◆ WHAT IS ASKED ◆
Transcribe the whole listing without a single picture.

>> Start DATA PROVIDED

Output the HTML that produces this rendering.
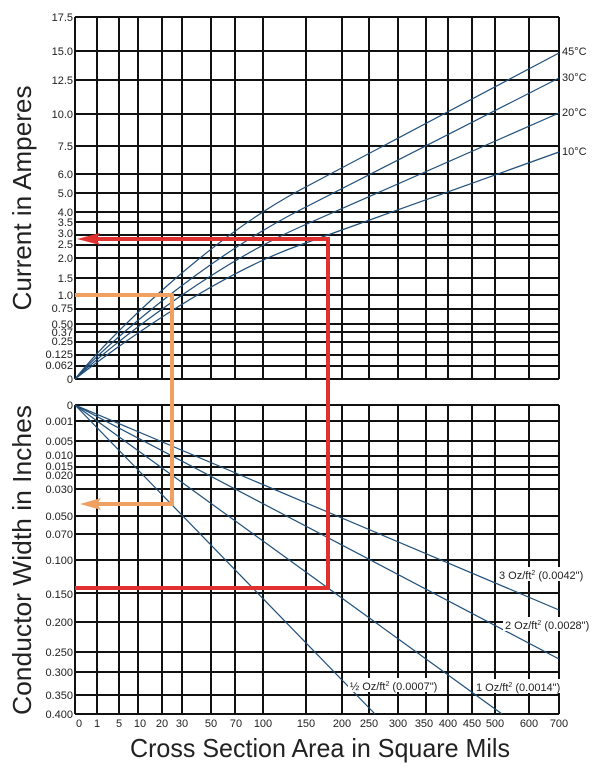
<!DOCTYPE html>
<html><head><meta charset="utf-8"><style>
html,body{margin:0;padding:0;background:#fff;}
svg{display:block;font-family:"Liberation Sans",sans-serif;}
.t{font-size:11px;fill:#222;text-anchor:end;}
.b{font-size:11px;fill:#222;text-anchor:middle;}
.g{stroke:#111;stroke-width:2;fill:none;}
.c{stroke:#1f4e79;stroke-width:1.2;fill:none;}
</style></head><body>
<svg width="600" height="768" viewBox="0 0 600 768">
<rect width="600" height="768" fill="#fff"/>
<g class="g">
<path d="M75 17V379M97 17V379M119 17V379M138 17V379M162 17V379M182 17V379M211 17V379M235 17V379M263 17V379M306 17V379M342 17V379M369 17V379M398 17V379M426 17V379M448 17V379M472 17V379M495 17V379M529 17V379M559 17V379"/>
<path d="M75 405V714M97 405V714M119 405V714M138 405V714M162 405V714M182 405V714M211 405V714M235 405V714M263 405V714M306 405V714M342 405V714M369 405V714M398 405V714M426 405V714M448 405V714M472 405V714M495 405V714M529 405V714M559 405V714"/>
<path d="M75 17H559M75 51H559M75 80H559M75 114H559M75 146H559M75 174H559M75 193H559M75 212H559M75 222H559M75 235H559M75 245H559M75 258H559M75 278H559M75 295H559M75 309H559M75 324H559M75 332H559M75 342H559M75 355H559M75 366H559M75 379H559"/>
<path d="M75 405H559M75 421H559M75 441H559M75 456H559M75 467H559M75 475H559M75 489H559M75 516H559M75 534H559M75 560H559M75 593H559M75 622H559M75 652H559M75 672H559M75 695H559M75 714H559"/>
</g>
<g class="t">
<text x="73" y="21">17.5</text><text x="73" y="55">15.0</text><text x="73" y="84">12.5</text><text x="73" y="118">10.0</text><text x="73" y="150">7.5</text><text x="73" y="178">6.0</text><text x="73" y="197">5.0</text><text x="73" y="216">4.0</text><text x="73" y="226">3.5</text><text x="73" y="237">3.0</text><text x="73" y="248">2.5</text><text x="73" y="262">2.0</text><text x="73" y="282">1.5</text><text x="73" y="299">1.0</text><text x="73" y="312">0.75</text><text x="73" y="328">0.50</text><text x="73" y="336">0.37</text><text x="73" y="345">0.25</text><text x="73" y="358">0.125</text><text x="73" y="369">0.062</text><text x="73" y="383">0</text>
<text x="73" y="409">0</text><text x="73" y="425">0.001</text><text x="73" y="445">0.005</text><text x="73" y="459">0.010</text><text x="73" y="470">0.015</text><text x="73" y="479">0.020</text><text x="73" y="493">0.030</text><text x="73" y="520">0.050</text><text x="73" y="538">0.070</text><text x="73" y="564">0.100</text><text x="73" y="598">0.150</text><text x="73" y="626">0.200</text><text x="73" y="656">0.250</text><text x="73" y="676">0.300</text><text x="73" y="699">0.350</text><text x="73" y="718">0.400</text>
</g>
<g class="b">
<text x="79" y="727">0</text><text x="97" y="727">1</text><text x="119" y="727">5</text><text x="140" y="727">10</text><text x="162" y="727">20</text><text x="182" y="727">30</text><text x="211" y="727">50</text><text x="236" y="727">70</text><text x="263" y="727">100</text><text x="306" y="727">150</text><text x="342" y="727">200</text><text x="369" y="727">250</text><text x="398" y="727">300</text><text x="424" y="727">350</text><text x="448" y="727">400</text><text x="472" y="727">450</text><text x="495" y="727">500</text><text x="529" y="727">600</text><text x="559" y="727">700</text>
</g>
<g class="c">
<path d="M75 379 C110 335 210 238 300 190 L559 53"/>
<path d="M75 379 C110 340 210 256 300 210 L559 78"/>
<path d="M75 379 C110 346 210 267 300 227 L559 113"/>
<path d="M75 379 C110 352 210 277 300 245 L559 152"/>
</g>
<g class="c">
<path d="M75 405 L559 610"/>
<path d="M75 405 L559 659"/>
<path d="M75 405 L502 714"/>
<path d="M75 405 L375 714"/>
</g>
<g stroke="#f0a060" stroke-width="4" fill="none">
<path d="M75 295 H172 V504 H95"/>
</g>
<polygon points="80,504 101,498 97,504 101,510" fill="#f0a060"/>
<g stroke="#e03030" stroke-width="4" fill="none">
<path d="M95 239 H328 V588 H75"/>
</g>
<polygon points="77,239 100,233 96,239 100,245" fill="#e03030"/>
<g font-size="11" fill="#222">
<text x="562" y="55">45°C</text>
<text x="562" y="81">30°C</text>
<text x="562" y="116">20°C</text>
<text x="562" y="155">10°C</text>
<rect x="497" y="567" width="92" height="14" fill="#fff"/>
<text x="499" y="579">3 Oz/ft<tspan font-size="7" dy="-4">2</tspan><tspan dy="4"> (0.0042")</tspan></text>
<rect x="503" y="617" width="94" height="14" fill="#fff"/>
<text x="505" y="629">2 Oz/ft<tspan font-size="7" dy="-4">2</tspan><tspan dy="4"> (0.0028")</tspan></text>
<rect x="348" y="678" width="98" height="14" fill="#fff"/>
<text x="350" y="690">½ Oz/ft<tspan font-size="7" dy="-4">2</tspan><tspan dy="4"> (0.0007")</tspan></text>
<rect x="474" y="679" width="96" height="14" fill="#fff"/>
<text x="476" y="691">1 Oz/ft<tspan font-size="7" dy="-4">2</tspan><tspan dy="4"> (0.0014")</tspan></text>
</g>
<g font-size="26" fill="#222" text-anchor="middle">
<text transform="translate(31,198) rotate(-90)" textLength="225" lengthAdjust="spacingAndGlyphs">Current in Amperes</text>
<text transform="translate(31,560) rotate(-90)" textLength="310" lengthAdjust="spacingAndGlyphs">Conductor Width in Inches</text>
<text x="320" y="757" textLength="380" lengthAdjust="spacingAndGlyphs">Cross Section Area in Square Mils</text>
</g>
</svg>
</body></html>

>> End DATA PROVIDED

◆ EXERCISE OUTPUT ◆
Output the HTML that produces this rendering.
<!DOCTYPE html>
<html><head><meta charset="utf-8"><style>
html,body{margin:0;padding:0;background:#fff;}
svg{display:block;font-family:"Liberation Sans",sans-serif;}
.t{font-size:11px;fill:#222;text-anchor:end;}
.b{font-size:11px;fill:#222;text-anchor:middle;}
.g{stroke:#111;stroke-width:2;fill:none;}
.c{stroke:#1f4e79;stroke-width:1.2;fill:none;}
</style></head><body>
<svg width="600" height="768" viewBox="0 0 600 768">
<rect width="600" height="768" fill="#fff"/>
<g class="g">
<path d="M75 17V379M97 17V379M119 17V379M138 17V379M162 17V379M182 17V379M211 17V379M235 17V379M263 17V379M306 17V379M342 17V379M369 17V379M398 17V379M426 17V379M448 17V379M472 17V379M495 17V379M529 17V379M559 17V379"/>
<path d="M75 405V714M97 405V714M119 405V714M138 405V714M162 405V714M182 405V714M211 405V714M235 405V714M263 405V714M306 405V714M342 405V714M369 405V714M398 405V714M426 405V714M448 405V714M472 405V714M495 405V714M529 405V714M559 405V714"/>
<path d="M75 17H559M75 51H559M75 80H559M75 114H559M75 146H559M75 174H559M75 193H559M75 212H559M75 222H559M75 235H559M75 245H559M75 258H559M75 278H559M75 295H559M75 309H559M75 324H559M75 332H559M75 342H559M75 355H559M75 366H559M75 379H559"/>
<path d="M75 405H559M75 421H559M75 441H559M75 456H559M75 467H559M75 475H559M75 489H559M75 516H559M75 534H559M75 560H559M75 593H559M75 622H559M75 652H559M75 672H559M75 695H559M75 714H559"/>
</g>
<g class="t">
<text x="73" y="21">17.5</text><text x="73" y="55">15.0</text><text x="73" y="84">12.5</text><text x="73" y="118">10.0</text><text x="73" y="150">7.5</text><text x="73" y="178">6.0</text><text x="73" y="197">5.0</text><text x="73" y="216">4.0</text><text x="73" y="226">3.5</text><text x="73" y="237">3.0</text><text x="73" y="248">2.5</text><text x="73" y="262">2.0</text><text x="73" y="282">1.5</text><text x="73" y="299">1.0</text><text x="73" y="312">0.75</text><text x="73" y="328">0.50</text><text x="73" y="336">0.37</text><text x="73" y="345">0.25</text><text x="73" y="358">0.125</text><text x="73" y="369">0.062</text><text x="73" y="383">0</text>
<text x="73" y="409">0</text><text x="73" y="425">0.001</text><text x="73" y="445">0.005</text><text x="73" y="459">0.010</text><text x="73" y="470">0.015</text><text x="73" y="479">0.020</text><text x="73" y="493">0.030</text><text x="73" y="520">0.050</text><text x="73" y="538">0.070</text><text x="73" y="564">0.100</text><text x="73" y="598">0.150</text><text x="73" y="626">0.200</text><text x="73" y="656">0.250</text><text x="73" y="676">0.300</text><text x="73" y="699">0.350</text><text x="73" y="718">0.400</text>
</g>
<g class="b">
<text x="79" y="727">0</text><text x="97" y="727">1</text><text x="119" y="727">5</text><text x="140" y="727">10</text><text x="162" y="727">20</text><text x="182" y="727">30</text><text x="211" y="727">50</text><text x="236" y="727">70</text><text x="263" y="727">100</text><text x="306" y="727">150</text><text x="342" y="727">200</text><text x="369" y="727">250</text><text x="398" y="727">300</text><text x="424" y="727">350</text><text x="448" y="727">400</text><text x="472" y="727">450</text><text x="495" y="727">500</text><text x="529" y="727">600</text><text x="559" y="727">700</text>
</g>
<g class="c">
<path d="M75 379 C110 335 210 238 300 190 L559 53"/>
<path d="M75 379 C110 340 210 256 300 210 L559 78"/>
<path d="M75 379 C110 346 210 267 300 227 L559 113"/>
<path d="M75 379 C110 352 210 277 300 245 L559 152"/>
</g>
<g class="c">
<path d="M75 405 L559 610"/>
<path d="M75 405 L559 659"/>
<path d="M75 405 L502 714"/>
<path d="M75 405 L375 714"/>
</g>
<g stroke="#f0a060" stroke-width="4" fill="none">
<path d="M75 295 H172 V504 H95"/>
</g>
<polygon points="80,504 101,498 97,504 101,510" fill="#f0a060"/>
<g stroke="#e03030" stroke-width="4" fill="none">
<path d="M95 239 H328 V588 H75"/>
</g>
<polygon points="77,239 100,233 96,239 100,245" fill="#e03030"/>
<g font-size="11" fill="#222">
<text x="562" y="55">45°C</text>
<text x="562" y="81">30°C</text>
<text x="562" y="116">20°C</text>
<text x="562" y="155">10°C</text>
<rect x="497" y="567" width="92" height="14" fill="#fff"/>
<text x="499" y="579">3 Oz/ft<tspan font-size="7" dy="-4">2</tspan><tspan dy="4"> (0.0042")</tspan></text>
<rect x="503" y="617" width="94" height="14" fill="#fff"/>
<text x="505" y="629">2 Oz/ft<tspan font-size="7" dy="-4">2</tspan><tspan dy="4"> (0.0028")</tspan></text>
<rect x="348" y="678" width="98" height="14" fill="#fff"/>
<text x="350" y="690">½ Oz/ft<tspan font-size="7" dy="-4">2</tspan><tspan dy="4"> (0.0007")</tspan></text>
<rect x="474" y="679" width="96" height="14" fill="#fff"/>
<text x="476" y="691">1 Oz/ft<tspan font-size="7" dy="-4">2</tspan><tspan dy="4"> (0.0014")</tspan></text>
</g>
<g font-size="26" fill="#222" text-anchor="middle">
<text transform="translate(31,198) rotate(-90)" textLength="225" lengthAdjust="spacingAndGlyphs">Current in Amperes</text>
<text transform="translate(31,560) rotate(-90)" textLength="310" lengthAdjust="spacingAndGlyphs">Conductor Width in Inches</text>
<text x="320" y="757" textLength="380" lengthAdjust="spacingAndGlyphs">Cross Section Area in Square Mils</text>
</g>
</svg>
</body></html>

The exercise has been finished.